What is being asked –
Tally up the lines where the string "matplotlib" appears; reply with the number only.

Data records –

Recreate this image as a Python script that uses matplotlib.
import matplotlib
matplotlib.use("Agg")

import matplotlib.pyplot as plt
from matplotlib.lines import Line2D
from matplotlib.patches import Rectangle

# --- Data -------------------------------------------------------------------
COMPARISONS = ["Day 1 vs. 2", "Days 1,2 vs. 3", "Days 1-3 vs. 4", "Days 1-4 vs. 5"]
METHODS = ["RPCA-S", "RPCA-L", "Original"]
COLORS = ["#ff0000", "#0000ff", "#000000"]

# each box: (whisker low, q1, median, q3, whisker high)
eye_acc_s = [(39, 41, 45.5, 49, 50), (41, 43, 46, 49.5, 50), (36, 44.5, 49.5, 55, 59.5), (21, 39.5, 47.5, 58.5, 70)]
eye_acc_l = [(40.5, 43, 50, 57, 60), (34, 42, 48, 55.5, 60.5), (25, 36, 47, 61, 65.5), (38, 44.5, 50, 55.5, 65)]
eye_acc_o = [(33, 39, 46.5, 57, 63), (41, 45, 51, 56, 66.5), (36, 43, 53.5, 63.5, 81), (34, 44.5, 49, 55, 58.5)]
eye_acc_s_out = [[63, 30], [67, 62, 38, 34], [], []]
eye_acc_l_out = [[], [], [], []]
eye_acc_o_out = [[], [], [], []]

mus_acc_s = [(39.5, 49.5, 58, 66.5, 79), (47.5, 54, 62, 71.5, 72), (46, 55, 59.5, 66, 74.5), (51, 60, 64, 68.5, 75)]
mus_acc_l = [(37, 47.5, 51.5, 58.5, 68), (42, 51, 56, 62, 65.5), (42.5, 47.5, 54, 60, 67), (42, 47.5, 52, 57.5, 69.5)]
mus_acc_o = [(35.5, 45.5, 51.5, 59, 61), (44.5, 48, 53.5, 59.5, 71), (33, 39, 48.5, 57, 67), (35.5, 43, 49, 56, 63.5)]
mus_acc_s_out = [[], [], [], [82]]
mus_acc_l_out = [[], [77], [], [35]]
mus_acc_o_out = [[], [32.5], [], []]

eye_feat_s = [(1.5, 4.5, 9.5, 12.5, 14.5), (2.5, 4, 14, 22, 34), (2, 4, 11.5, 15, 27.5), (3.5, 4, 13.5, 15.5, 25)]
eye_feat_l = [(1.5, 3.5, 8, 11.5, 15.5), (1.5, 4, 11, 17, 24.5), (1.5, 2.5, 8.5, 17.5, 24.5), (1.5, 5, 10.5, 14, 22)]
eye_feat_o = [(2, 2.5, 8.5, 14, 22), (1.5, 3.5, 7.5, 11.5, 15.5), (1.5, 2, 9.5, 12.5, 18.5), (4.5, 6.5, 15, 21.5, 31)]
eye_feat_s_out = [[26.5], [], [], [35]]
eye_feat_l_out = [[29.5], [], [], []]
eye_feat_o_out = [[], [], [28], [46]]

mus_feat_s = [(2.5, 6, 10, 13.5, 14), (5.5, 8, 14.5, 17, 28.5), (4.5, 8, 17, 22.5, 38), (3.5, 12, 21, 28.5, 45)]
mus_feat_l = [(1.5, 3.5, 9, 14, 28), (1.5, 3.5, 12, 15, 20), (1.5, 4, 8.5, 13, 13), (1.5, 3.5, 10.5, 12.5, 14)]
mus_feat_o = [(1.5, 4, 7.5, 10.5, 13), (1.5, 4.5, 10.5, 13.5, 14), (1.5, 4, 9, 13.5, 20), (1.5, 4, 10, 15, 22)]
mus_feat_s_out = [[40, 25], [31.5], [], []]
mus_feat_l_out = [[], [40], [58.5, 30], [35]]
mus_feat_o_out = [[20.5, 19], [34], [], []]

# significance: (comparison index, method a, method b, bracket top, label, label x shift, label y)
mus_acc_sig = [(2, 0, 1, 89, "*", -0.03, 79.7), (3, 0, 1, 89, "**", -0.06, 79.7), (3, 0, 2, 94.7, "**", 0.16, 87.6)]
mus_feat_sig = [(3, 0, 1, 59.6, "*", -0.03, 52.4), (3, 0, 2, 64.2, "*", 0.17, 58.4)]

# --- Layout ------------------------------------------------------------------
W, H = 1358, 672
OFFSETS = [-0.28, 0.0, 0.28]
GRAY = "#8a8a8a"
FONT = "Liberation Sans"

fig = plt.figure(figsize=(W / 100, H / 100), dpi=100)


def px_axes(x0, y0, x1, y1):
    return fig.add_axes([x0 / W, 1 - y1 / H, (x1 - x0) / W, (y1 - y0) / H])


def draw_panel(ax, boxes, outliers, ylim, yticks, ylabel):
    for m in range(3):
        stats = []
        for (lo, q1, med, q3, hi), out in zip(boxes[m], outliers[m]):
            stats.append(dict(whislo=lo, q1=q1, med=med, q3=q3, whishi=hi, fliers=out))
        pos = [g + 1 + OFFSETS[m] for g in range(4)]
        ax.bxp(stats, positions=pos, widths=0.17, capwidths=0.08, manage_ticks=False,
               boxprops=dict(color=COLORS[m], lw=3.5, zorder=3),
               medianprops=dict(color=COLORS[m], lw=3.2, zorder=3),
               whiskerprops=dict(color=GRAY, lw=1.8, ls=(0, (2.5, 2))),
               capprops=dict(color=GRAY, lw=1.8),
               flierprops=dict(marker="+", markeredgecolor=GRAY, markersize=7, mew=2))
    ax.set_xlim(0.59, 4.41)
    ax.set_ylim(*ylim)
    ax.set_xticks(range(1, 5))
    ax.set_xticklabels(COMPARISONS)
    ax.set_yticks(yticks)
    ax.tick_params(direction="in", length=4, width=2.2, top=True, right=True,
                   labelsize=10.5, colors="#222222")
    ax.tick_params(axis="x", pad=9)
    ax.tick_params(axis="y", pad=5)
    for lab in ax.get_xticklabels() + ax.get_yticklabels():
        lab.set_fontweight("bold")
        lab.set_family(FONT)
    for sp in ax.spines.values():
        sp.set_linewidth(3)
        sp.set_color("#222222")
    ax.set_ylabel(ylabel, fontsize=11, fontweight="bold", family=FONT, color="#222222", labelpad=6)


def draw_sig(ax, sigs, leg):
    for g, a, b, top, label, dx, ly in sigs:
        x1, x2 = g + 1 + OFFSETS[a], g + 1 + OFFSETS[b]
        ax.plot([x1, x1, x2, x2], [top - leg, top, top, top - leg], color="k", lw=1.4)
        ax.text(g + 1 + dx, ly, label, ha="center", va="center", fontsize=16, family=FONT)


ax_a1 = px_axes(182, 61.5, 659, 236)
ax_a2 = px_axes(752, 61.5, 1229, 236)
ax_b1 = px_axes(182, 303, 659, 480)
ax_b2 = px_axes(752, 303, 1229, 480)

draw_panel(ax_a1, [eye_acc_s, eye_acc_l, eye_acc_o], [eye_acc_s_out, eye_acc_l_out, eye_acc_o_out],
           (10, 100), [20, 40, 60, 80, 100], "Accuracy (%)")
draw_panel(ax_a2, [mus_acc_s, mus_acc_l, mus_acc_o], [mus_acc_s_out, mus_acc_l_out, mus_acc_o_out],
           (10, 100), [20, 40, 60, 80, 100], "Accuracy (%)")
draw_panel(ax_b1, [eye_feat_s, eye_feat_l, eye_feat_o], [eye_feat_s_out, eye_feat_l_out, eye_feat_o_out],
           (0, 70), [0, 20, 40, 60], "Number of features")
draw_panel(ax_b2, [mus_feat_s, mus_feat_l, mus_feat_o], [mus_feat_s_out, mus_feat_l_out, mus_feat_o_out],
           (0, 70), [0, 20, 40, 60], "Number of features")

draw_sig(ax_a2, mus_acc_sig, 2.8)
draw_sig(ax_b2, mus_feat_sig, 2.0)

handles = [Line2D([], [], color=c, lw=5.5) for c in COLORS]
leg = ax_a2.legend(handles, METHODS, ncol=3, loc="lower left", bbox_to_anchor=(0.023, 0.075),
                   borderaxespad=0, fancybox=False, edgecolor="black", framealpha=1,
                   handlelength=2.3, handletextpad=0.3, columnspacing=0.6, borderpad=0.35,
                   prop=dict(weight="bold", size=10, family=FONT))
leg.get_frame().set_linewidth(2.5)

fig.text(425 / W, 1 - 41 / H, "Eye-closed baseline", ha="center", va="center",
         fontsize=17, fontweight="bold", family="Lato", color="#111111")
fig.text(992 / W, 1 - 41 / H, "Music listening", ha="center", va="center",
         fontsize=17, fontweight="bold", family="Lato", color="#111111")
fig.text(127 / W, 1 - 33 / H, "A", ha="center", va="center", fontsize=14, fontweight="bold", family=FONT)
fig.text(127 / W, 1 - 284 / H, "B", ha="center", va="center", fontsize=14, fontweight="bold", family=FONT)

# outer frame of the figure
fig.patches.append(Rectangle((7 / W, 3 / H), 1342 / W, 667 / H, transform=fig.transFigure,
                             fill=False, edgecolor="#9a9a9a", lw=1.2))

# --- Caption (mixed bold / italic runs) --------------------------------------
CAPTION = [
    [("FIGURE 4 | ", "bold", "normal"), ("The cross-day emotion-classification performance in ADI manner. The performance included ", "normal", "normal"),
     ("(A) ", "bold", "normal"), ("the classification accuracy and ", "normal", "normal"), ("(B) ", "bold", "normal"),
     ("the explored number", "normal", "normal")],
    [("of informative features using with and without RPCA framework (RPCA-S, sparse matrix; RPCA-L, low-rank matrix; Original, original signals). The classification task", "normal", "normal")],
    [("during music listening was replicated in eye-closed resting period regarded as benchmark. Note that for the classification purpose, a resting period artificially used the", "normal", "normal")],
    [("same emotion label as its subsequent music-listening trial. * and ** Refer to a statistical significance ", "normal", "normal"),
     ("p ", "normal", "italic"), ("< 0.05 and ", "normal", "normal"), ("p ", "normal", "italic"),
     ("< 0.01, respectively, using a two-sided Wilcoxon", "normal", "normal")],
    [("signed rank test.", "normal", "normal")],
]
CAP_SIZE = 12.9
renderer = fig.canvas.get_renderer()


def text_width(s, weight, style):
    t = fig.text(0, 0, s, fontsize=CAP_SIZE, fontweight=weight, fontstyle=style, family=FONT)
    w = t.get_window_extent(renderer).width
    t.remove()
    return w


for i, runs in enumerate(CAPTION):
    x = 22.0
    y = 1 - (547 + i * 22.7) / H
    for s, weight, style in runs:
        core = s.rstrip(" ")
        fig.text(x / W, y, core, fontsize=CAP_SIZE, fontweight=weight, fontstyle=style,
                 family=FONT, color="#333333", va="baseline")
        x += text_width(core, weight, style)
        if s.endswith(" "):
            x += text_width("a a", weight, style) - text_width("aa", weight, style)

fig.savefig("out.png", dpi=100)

...

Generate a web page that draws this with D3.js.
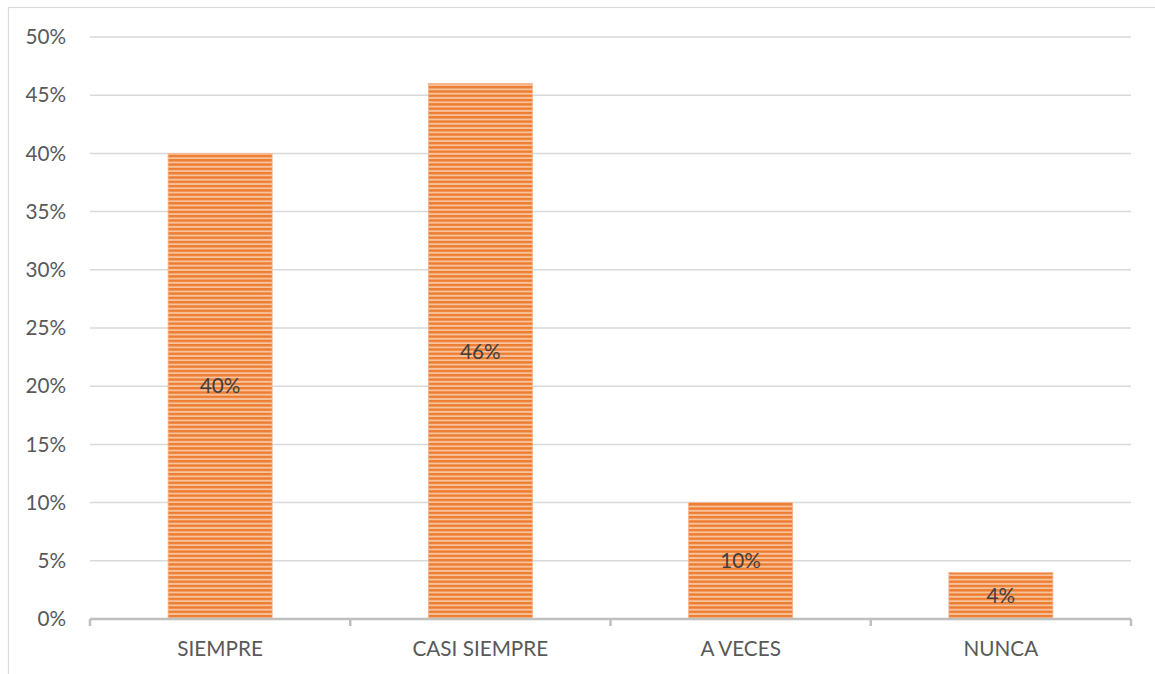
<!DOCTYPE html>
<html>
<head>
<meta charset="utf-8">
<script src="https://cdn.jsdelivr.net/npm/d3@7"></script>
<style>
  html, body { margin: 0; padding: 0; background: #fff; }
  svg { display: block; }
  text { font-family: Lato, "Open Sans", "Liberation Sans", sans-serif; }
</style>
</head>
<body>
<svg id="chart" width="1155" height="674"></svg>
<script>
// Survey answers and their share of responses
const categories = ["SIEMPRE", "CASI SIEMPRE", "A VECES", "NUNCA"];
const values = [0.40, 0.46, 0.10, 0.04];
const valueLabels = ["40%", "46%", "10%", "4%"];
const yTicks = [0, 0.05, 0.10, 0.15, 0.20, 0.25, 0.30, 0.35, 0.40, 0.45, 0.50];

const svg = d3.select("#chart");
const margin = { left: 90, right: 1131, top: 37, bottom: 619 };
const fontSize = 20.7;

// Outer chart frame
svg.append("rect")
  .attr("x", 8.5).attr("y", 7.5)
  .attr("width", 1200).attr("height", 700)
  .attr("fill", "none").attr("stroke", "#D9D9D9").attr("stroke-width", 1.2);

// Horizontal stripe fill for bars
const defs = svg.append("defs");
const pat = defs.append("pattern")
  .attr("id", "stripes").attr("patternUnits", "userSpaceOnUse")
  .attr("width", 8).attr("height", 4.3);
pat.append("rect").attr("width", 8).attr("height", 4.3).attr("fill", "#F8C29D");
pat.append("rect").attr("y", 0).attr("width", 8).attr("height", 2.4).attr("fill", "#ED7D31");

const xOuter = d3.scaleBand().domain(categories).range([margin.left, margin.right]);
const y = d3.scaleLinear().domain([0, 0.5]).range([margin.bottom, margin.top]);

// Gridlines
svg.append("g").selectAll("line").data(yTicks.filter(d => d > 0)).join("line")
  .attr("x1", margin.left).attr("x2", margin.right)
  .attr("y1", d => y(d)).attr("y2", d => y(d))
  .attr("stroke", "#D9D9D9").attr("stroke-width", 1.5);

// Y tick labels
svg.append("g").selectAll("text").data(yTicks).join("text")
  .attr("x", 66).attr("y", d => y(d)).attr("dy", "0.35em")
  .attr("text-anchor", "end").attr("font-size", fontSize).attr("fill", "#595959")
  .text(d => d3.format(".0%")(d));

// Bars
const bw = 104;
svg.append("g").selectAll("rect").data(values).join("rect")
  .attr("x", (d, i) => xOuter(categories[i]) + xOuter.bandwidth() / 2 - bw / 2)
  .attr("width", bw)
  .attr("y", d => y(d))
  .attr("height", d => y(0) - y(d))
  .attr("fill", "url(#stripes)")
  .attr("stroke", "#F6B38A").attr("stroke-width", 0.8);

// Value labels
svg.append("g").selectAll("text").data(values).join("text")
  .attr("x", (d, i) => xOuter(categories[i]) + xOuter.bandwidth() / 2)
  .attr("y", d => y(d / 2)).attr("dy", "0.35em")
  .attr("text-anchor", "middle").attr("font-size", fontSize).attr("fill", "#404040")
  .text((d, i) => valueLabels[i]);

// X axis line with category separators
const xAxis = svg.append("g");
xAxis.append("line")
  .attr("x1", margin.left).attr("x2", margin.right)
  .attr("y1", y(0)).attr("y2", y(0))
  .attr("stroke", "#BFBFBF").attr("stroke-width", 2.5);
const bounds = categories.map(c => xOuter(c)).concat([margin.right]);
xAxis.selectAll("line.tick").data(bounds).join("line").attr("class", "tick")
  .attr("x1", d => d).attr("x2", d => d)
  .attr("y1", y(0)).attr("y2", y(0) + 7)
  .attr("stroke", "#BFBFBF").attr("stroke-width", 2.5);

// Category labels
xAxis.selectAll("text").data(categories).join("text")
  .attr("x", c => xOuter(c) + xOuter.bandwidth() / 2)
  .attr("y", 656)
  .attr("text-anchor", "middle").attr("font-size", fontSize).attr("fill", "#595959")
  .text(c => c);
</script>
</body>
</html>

Result of this task –
6